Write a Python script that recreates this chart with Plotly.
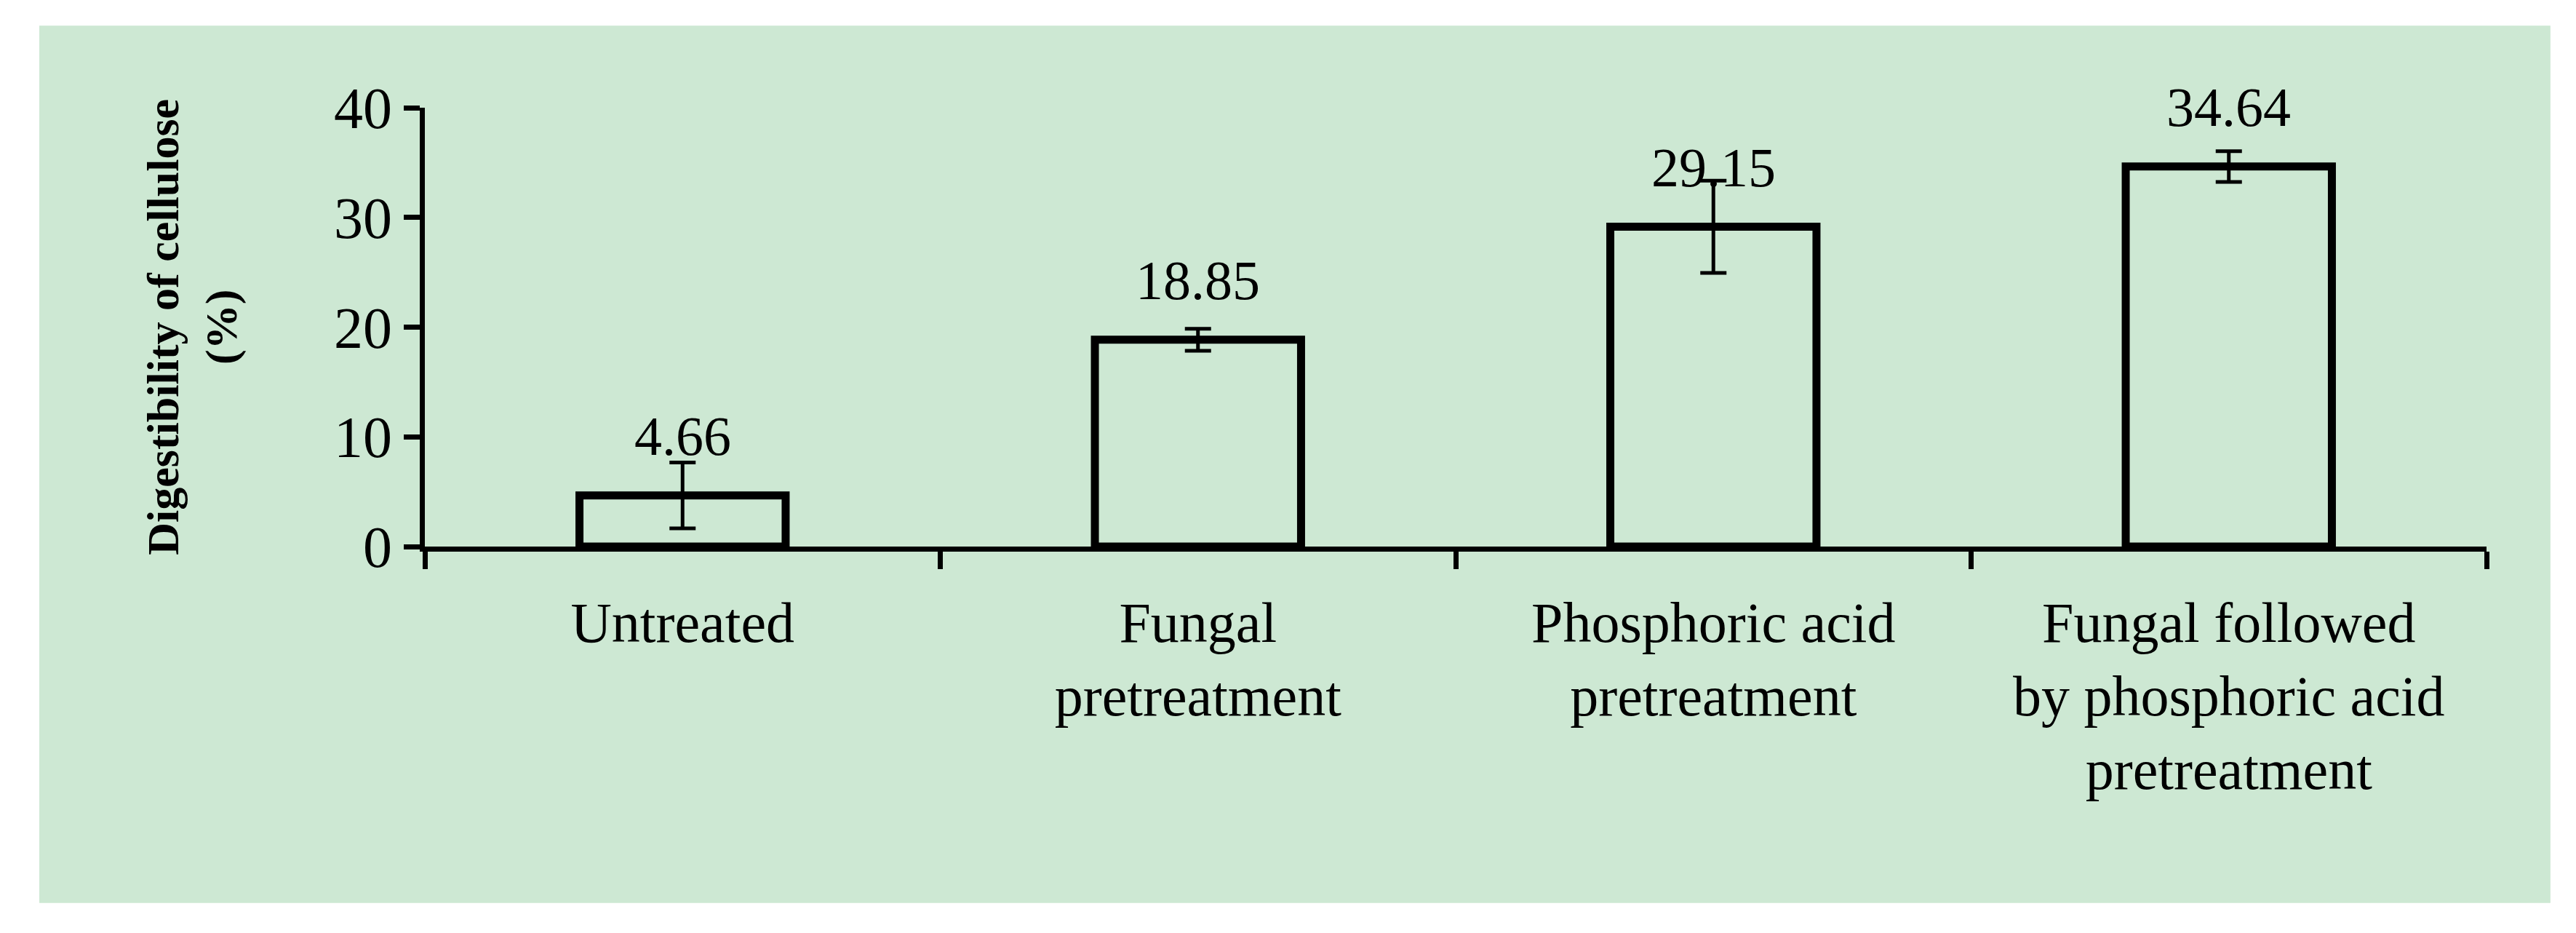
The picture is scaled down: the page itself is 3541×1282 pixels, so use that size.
import plotly.graph_objects as go

categories = ["Untreated", "Fungal<br>pretreatment", "Phosphoric acid<br>pretreatment",
              "Fungal followed<br>by phosphoric acid<br>pretreatment"]
values = [4.66, 18.85, 29.15, 34.64]
errors = [3.0, 1.0, 4.2, 1.4]
labels = ["4.66", "18.85", "29.15", "34.64"]
yticks = [0, 10, 20, 30, 40]

F = "Liberation Serif, Times New Roman, serif"
xs = list(range(len(categories)))

fig = go.Figure(go.Bar(
    x=xs, y=values, width=0.4,
    marker=dict(color="rgba(0,0,0,0)", line=dict(color="black", width=11)),
    error_y=dict(type="data", array=errors, color="black", thickness=5, width=18),
))
for x, v, t in zip(xs, values, labels):
    fig.add_annotation(x=x, y=v, text=t, showarrow=False, yshift=82,
                       font=dict(family=F, size=76, color="black"))
fig.add_annotation(xref="paper", yref="paper", x=-0.14, y=0.5, textangle=-90,
                   text="<b>Digestibility of cellulose<br>(%)</b>", showarrow=False,
                   font=dict(family=F, size=62, color="black"))
fig.add_shape(type="rect", xref="paper", yref="paper", layer="below",
              x0=-0.187, x1=1.031, y0=-0.812, y1=1.187,
              fillcolor="#cde8d3", line=dict(width=0))
fig.update_layout(
    width=3541, height=1282, paper_bgcolor="white", plot_bgcolor="rgba(0,0,0,0)",
    margin=dict(l=576, r=131, t=140, b=539), showlegend=False,
    xaxis=dict(range=[-0.5, 3.5], tickvals=xs, ticktext=categories, ticks="",
               showline=True, linecolor="black", linewidth=7, showgrid=False, zeroline=False,
               tickfont=dict(family=F, size=78, color="black"), ticklabelstandoff=30,
               minor=dict(ticks="outside", tick0=-0.5, dtick=1, ticklen=24,
                          tickwidth=7, tickcolor="black", showgrid=False)),
    yaxis=dict(range=[0, 40], tickvals=yticks, ticks="outside", ticklen=22, tickwidth=7,
               tickcolor="black", showline=True, linecolor="black", linewidth=7,
               showgrid=False, zeroline=False,
               tickfont=dict(family=F, size=80, color="black")),
)
fig.write_html("out.html")
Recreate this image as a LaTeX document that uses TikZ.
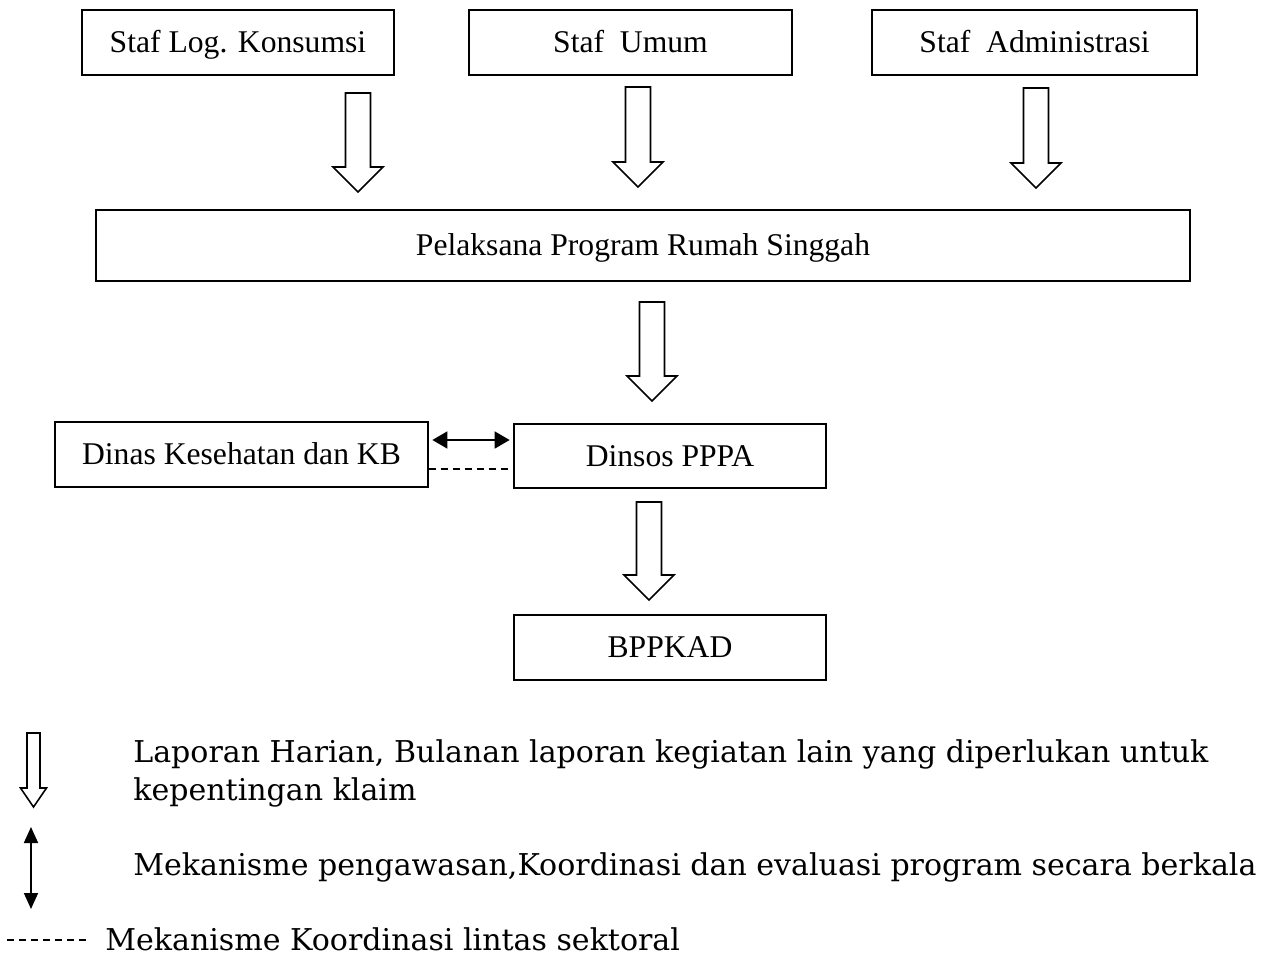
\documentclass[tikz,border=0pt]{standalone}
\usepackage{fontspec}
\setmainfont{Liberation Serif}
\newfontfamily\legendfont{DejaVu Serif}
\usetikzlibrary{arrows.meta}
\usetikzlibrary{positioning}

% hollow arrow: x, top, tip, half shaft, half head, head length
\newcommand{\hollowarrow}[6]{%
  \draw[hollow] (#1-#4,#2) -- (#1+#4,#2) -- (#1+#4,#3-#6) -- (#1+#5,#3-#6)
    -- (#1,#3) -- (#1-#5,#3-#6) -- (#1-#4,#3-#6) -- cycle;}

\begin{document}
\begin{tikzpicture}[x=0.02cm,y=-0.02cm,
  box/.style={draw,line width=1pt,inner sep=0pt,minimum height=1.3cm,text height=12.4pt,text depth=1pt,font=\fontsize{18}{22}\selectfont},
  hollow/.style={draw,line width=0.9pt,fill=white,line join=miter},
  both/.style={line width=1pt,{Triangle[length=0.3cm,width=0.34cm]}-{Triangle[length=0.3cm,width=0.34cm]}},
  sector/.style={line width=0.6pt,dash pattern=on 0.14cm off 0.1cm},
  legend/.style={anchor=base west,inner sep=0pt,font=\legendfont\fontsize{17.1}{21.5}\selectfont,align=left}
]
\useasboundingbox (0,0) rectangle (1267,955);

% staf
\node[box,minimum width=6.24cm] (konsumsi) at (238,42.5) {Staf Log. Konsumsi};
\node[box,minimum width=6.46cm] (umum) at (630.5,42.5) {Staf~ Umum};
\node[box,minimum width=6.5cm] (admin) at (1034.5,42.5) {Staf~ Administrasi};

\node[box,minimum width=21.88cm,minimum height=1.42cm] (pelaksana) at (643,245.5) {Pelaksana Program Rumah Singgah};

\node[box,minimum width=7.46cm] (dinkes) at (241.5,454.5) {Dinas Kesehatan dan KB};
\node[box,minimum width=6.24cm,minimum height=1.28cm] (dinsos) at (670,456) {Dinsos PPPA};
\node[box,minimum width=6.24cm] (bppkad) at (670,647.5) {BPPKAD};

% laporan
\hollowarrow{358}{93}{192}{12.5}{25}{25}
\hollowarrow{638}{87}{187}{12.5}{25}{25}
\hollowarrow{1036}{88}{188}{12.5}{25}{25}
\hollowarrow{652}{302}{401}{12.5}{25}{25}
\hollowarrow{649}{502}{600}{12.5}{25}{25}

% koordinasi
\draw[both,shorten <=2pt,shorten >=2pt] ([yshift=0.29cm]dinkes.east) -- ([yshift=0.29cm]dinkes.east -| dinsos.west);
\draw[sector] ([yshift=-0.29cm]dinkes.east) -- ([yshift=-0.29cm]dinkes.east -| dinsos.west);

% keterangan
\hollowarrow{33.5}{733}{807}{6.5}{13}{19}
\node[legend] (ket1) at (133,800) {Laporan Harian, Bulanan laporan kegiatan lain yang diperlukan untuk\\kepentingan klaim};

\coordinate (up) at (31,827);
\coordinate (down) at (31,909);
\draw[line width=1pt,{Triangle[length=0.32cm,width=0.28cm]}-{Triangle[length=0.32cm,width=0.28cm]}] (up) -- (down);
\node[legend] (ket2) at (133,875) {Mekanisme pengawasan,Koordinasi dan evaluasi program secara berkala};

\coordinate (dl) at (7,940);
\coordinate (dr) at (87,940);
\draw[sector] (dl) -- (dr);
\node[legend] (ket3) at (105,950) {Mekanisme Koordinasi lintas sektoral};
\end{tikzpicture}
\end{document}
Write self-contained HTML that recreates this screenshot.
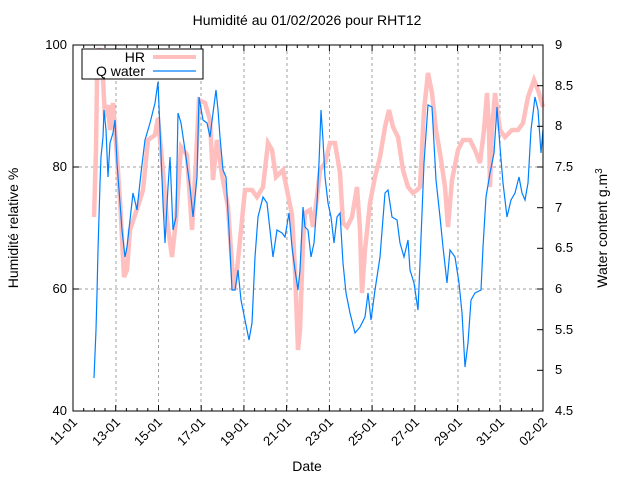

^^^^

- WHAT IS REQUIRED: Return all the entries word for word, but omit any pictures they contain.

- THE RESPONSE:
Write a Python script that recreates this chart with Plotly.
The picture is scaled down: the page itself is 3541×1282 pixels, so use that size.
import plotly.graph_objects as go

categories = ["Untreated", "Fungal<br>pretreatment", "Phosphoric acid<br>pretreatment",
              "Fungal followed<br>by phosphoric acid<br>pretreatment"]
values = [4.66, 18.85, 29.15, 34.64]
errors = [3.0, 1.0, 4.2, 1.4]
labels = ["4.66", "18.85", "29.15", "34.64"]
yticks = [0, 10, 20, 30, 40]

F = "Liberation Serif, Times New Roman, serif"
xs = list(range(len(categories)))

fig = go.Figure(go.Bar(
    x=xs, y=values, width=0.4,
    marker=dict(color="rgba(0,0,0,0)", line=dict(color="black", width=11)),
    error_y=dict(type="data", array=errors, color="black", thickness=5, width=18),
))
for x, v, t in zip(xs, values, labels):
    fig.add_annotation(x=x, y=v, text=t, showarrow=False, yshift=82,
                       font=dict(family=F, size=76, color="black"))
fig.add_annotation(xref="paper", yref="paper", x=-0.14, y=0.5, textangle=-90,
                   text="<b>Digestibility of cellulose<br>(%)</b>", showarrow=False,
                   font=dict(family=F, size=62, color="black"))
fig.add_shape(type="rect", xref="paper", yref="paper", layer="below",
              x0=-0.187, x1=1.031, y0=-0.812, y1=1.187,
              fillcolor="#cde8d3", line=dict(width=0))
fig.update_layout(
    width=3541, height=1282, paper_bgcolor="white", plot_bgcolor="rgba(0,0,0,0)",
    margin=dict(l=576, r=131, t=140, b=539), showlegend=False,
    xaxis=dict(range=[-0.5, 3.5], tickvals=xs, ticktext=categories, ticks="",
               showline=True, linecolor="black", linewidth=7, showgrid=False, zeroline=False,
               tickfont=dict(family=F, size=78, color="black"), ticklabelstandoff=30,
               minor=dict(ticks="outside", tick0=-0.5, dtick=1, ticklen=24,
                          tickwidth=7, tickcolor="black", showgrid=False)),
    yaxis=dict(range=[0, 40], tickvals=yticks, ticks="outside", ticklen=22, tickwidth=7,
               tickcolor="black", showline=True, linecolor="black", linewidth=7,
               showgrid=False, zeroline=False,
               tickfont=dict(family=F, size=80, color="black")),
)
fig.write_html("out.html")
Recreate this image as a LaTeX document that uses TikZ.
\documentclass[tikz,border=0pt]{standalone}
\usepackage{fontspec}
\setmainfont{Liberation Serif}
\newfontfamily\legendfont{DejaVu Serif}
\usetikzlibrary{arrows.meta}
\usetikzlibrary{positioning}

% hollow arrow: x, top, tip, half shaft, half head, head length
\newcommand{\hollowarrow}[6]{%
  \draw[hollow] (#1-#4,#2) -- (#1+#4,#2) -- (#1+#4,#3-#6) -- (#1+#5,#3-#6)
    -- (#1,#3) -- (#1-#5,#3-#6) -- (#1-#4,#3-#6) -- cycle;}

\begin{document}
\begin{tikzpicture}[x=0.02cm,y=-0.02cm,
  box/.style={draw,line width=1pt,inner sep=0pt,minimum height=1.3cm,text height=12.4pt,text depth=1pt,font=\fontsize{18}{22}\selectfont},
  hollow/.style={draw,line width=0.9pt,fill=white,line join=miter},
  both/.style={line width=1pt,{Triangle[length=0.3cm,width=0.34cm]}-{Triangle[length=0.3cm,width=0.34cm]}},
  sector/.style={line width=0.6pt,dash pattern=on 0.14cm off 0.1cm},
  legend/.style={anchor=base west,inner sep=0pt,font=\legendfont\fontsize{17.1}{21.5}\selectfont,align=left}
]
\useasboundingbox (0,0) rectangle (1267,955);

% staf
\node[box,minimum width=6.24cm] (konsumsi) at (238,42.5) {Staf Log. Konsumsi};
\node[box,minimum width=6.46cm] (umum) at (630.5,42.5) {Staf~ Umum};
\node[box,minimum width=6.5cm] (admin) at (1034.5,42.5) {Staf~ Administrasi};

\node[box,minimum width=21.88cm,minimum height=1.42cm] (pelaksana) at (643,245.5) {Pelaksana Program Rumah Singgah};

\node[box,minimum width=7.46cm] (dinkes) at (241.5,454.5) {Dinas Kesehatan dan KB};
\node[box,minimum width=6.24cm,minimum height=1.28cm] (dinsos) at (670,456) {Dinsos PPPA};
\node[box,minimum width=6.24cm] (bppkad) at (670,647.5) {BPPKAD};

% laporan
\hollowarrow{358}{93}{192}{12.5}{25}{25}
\hollowarrow{638}{87}{187}{12.5}{25}{25}
\hollowarrow{1036}{88}{188}{12.5}{25}{25}
\hollowarrow{652}{302}{401}{12.5}{25}{25}
\hollowarrow{649}{502}{600}{12.5}{25}{25}

% koordinasi
\draw[both,shorten <=2pt,shorten >=2pt] ([yshift=0.29cm]dinkes.east) -- ([yshift=0.29cm]dinkes.east -| dinsos.west);
\draw[sector] ([yshift=-0.29cm]dinkes.east) -- ([yshift=-0.29cm]dinkes.east -| dinsos.west);

% keterangan
\hollowarrow{33.5}{733}{807}{6.5}{13}{19}
\node[legend] (ket1) at (133,800) {Laporan Harian, Bulanan laporan kegiatan lain yang diperlukan untuk\\kepentingan klaim};

\coordinate (up) at (31,827);
\coordinate (down) at (31,909);
\draw[line width=1pt,{Triangle[length=0.32cm,width=0.28cm]}-{Triangle[length=0.32cm,width=0.28cm]}] (up) -- (down);
\node[legend] (ket2) at (133,875) {Mekanisme pengawasan,Koordinasi dan evaluasi program secara berkala};

\coordinate (dl) at (7,940);
\coordinate (dr) at (87,940);
\draw[sector] (dl) -- (dr);
\node[legend] (ket3) at (105,950) {Mekanisme Koordinasi lintas sektoral};
\end{tikzpicture}
\end{document}
Write self-contained HTML that recreates this screenshot.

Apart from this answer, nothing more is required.